## Problem statement
The lines from the top of the material below through the line containing "change in real" are to be printed exactly, with pictures omitted.

## Material

____________________

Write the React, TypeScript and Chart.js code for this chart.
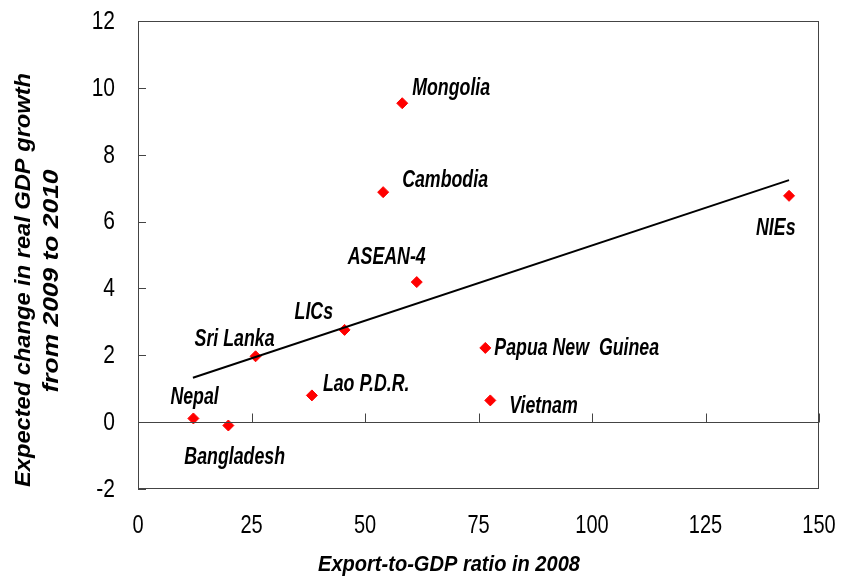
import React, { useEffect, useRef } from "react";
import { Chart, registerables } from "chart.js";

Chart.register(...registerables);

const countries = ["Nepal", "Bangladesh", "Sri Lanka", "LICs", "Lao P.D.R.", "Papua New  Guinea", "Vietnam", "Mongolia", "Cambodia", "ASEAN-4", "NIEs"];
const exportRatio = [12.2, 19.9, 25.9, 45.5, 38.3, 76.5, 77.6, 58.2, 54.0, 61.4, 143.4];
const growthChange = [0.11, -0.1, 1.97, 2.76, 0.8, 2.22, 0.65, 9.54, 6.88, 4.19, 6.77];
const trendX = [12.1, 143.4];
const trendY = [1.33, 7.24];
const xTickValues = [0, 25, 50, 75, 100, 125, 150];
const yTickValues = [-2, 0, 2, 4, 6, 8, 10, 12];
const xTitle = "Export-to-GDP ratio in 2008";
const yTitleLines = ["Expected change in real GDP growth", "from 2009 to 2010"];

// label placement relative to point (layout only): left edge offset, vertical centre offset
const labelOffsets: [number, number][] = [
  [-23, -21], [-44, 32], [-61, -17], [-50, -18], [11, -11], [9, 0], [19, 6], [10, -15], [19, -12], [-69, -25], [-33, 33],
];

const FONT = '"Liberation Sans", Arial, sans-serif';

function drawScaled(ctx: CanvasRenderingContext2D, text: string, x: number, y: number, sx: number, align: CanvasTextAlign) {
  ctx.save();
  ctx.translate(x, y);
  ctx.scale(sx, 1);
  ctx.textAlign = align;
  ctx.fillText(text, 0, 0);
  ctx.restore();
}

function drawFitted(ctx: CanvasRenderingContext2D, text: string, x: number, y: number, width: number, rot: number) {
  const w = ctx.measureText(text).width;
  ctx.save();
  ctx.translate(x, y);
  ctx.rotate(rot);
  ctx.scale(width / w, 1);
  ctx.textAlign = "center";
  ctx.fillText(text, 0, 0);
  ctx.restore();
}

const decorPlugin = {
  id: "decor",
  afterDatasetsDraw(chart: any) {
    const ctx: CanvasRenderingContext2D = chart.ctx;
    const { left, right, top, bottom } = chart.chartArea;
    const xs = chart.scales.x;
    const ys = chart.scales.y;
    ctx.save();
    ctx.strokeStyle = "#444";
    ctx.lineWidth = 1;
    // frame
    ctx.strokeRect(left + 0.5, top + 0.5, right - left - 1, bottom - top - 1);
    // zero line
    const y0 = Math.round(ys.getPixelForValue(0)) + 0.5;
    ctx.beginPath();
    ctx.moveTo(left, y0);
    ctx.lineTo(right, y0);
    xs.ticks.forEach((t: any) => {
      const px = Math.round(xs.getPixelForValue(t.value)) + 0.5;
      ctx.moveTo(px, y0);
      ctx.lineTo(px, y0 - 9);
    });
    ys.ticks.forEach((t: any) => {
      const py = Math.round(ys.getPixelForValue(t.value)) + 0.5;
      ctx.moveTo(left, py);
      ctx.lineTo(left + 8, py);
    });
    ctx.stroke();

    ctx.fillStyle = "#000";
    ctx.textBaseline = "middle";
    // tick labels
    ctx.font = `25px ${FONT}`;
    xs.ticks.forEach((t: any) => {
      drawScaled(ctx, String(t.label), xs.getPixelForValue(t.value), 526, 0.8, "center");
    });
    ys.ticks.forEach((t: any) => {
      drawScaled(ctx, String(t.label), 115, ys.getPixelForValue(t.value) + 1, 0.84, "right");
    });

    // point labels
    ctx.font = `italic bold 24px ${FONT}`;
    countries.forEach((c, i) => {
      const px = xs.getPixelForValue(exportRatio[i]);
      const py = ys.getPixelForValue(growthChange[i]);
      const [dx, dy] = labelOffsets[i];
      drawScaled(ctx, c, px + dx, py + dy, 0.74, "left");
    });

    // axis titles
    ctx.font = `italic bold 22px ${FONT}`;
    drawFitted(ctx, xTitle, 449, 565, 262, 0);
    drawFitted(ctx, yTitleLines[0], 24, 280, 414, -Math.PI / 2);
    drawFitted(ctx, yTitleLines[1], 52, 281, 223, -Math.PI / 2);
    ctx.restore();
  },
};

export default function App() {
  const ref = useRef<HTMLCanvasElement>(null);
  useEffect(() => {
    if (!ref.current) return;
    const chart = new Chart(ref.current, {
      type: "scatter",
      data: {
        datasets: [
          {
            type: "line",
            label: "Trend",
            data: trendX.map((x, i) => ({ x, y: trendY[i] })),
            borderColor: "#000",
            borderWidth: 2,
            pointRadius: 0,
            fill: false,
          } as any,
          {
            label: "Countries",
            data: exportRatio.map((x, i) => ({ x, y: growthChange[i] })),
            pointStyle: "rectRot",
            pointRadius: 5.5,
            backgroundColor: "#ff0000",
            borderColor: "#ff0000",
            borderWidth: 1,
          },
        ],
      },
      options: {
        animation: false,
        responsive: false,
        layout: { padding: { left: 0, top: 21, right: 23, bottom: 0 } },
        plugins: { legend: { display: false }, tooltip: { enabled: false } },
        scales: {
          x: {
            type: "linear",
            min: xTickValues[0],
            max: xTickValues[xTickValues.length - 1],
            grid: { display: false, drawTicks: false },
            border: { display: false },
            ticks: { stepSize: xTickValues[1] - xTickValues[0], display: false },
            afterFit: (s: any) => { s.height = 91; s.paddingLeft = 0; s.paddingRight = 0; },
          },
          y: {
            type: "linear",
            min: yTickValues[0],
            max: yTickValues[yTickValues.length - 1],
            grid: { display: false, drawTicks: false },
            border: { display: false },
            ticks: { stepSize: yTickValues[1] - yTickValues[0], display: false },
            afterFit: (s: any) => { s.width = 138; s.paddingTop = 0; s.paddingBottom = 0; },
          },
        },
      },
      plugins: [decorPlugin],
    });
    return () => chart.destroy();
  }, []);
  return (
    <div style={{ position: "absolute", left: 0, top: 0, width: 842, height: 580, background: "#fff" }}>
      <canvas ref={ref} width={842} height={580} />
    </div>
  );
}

____________________

## Task solution
Write the React, TypeScript and Chart.js code for this chart.
import React, { useEffect, useRef } from "react";
import { Chart, registerables } from "chart.js";

Chart.register(...registerables);

const countries = ["Nepal", "Bangladesh", "Sri Lanka", "LICs", "Lao P.D.R.", "Papua New  Guinea", "Vietnam", "Mongolia", "Cambodia", "ASEAN-4", "NIEs"];
const exportRatio = [12.2, 19.9, 25.9, 45.5, 38.3, 76.5, 77.6, 58.2, 54.0, 61.4, 143.4];
const growthChange = [0.11, -0.1, 1.97, 2.76, 0.8, 2.22, 0.65, 9.54, 6.88, 4.19, 6.77];
const trendX = [12.1, 143.4];
const trendY = [1.33, 7.24];
const xTickValues = [0, 25, 50, 75, 100, 125, 150];
const yTickValues = [-2, 0, 2, 4, 6, 8, 10, 12];
const xTitle = "Export-to-GDP ratio in 2008";
const yTitleLines = ["Expected change in real GDP growth", "from 2009 to 2010"];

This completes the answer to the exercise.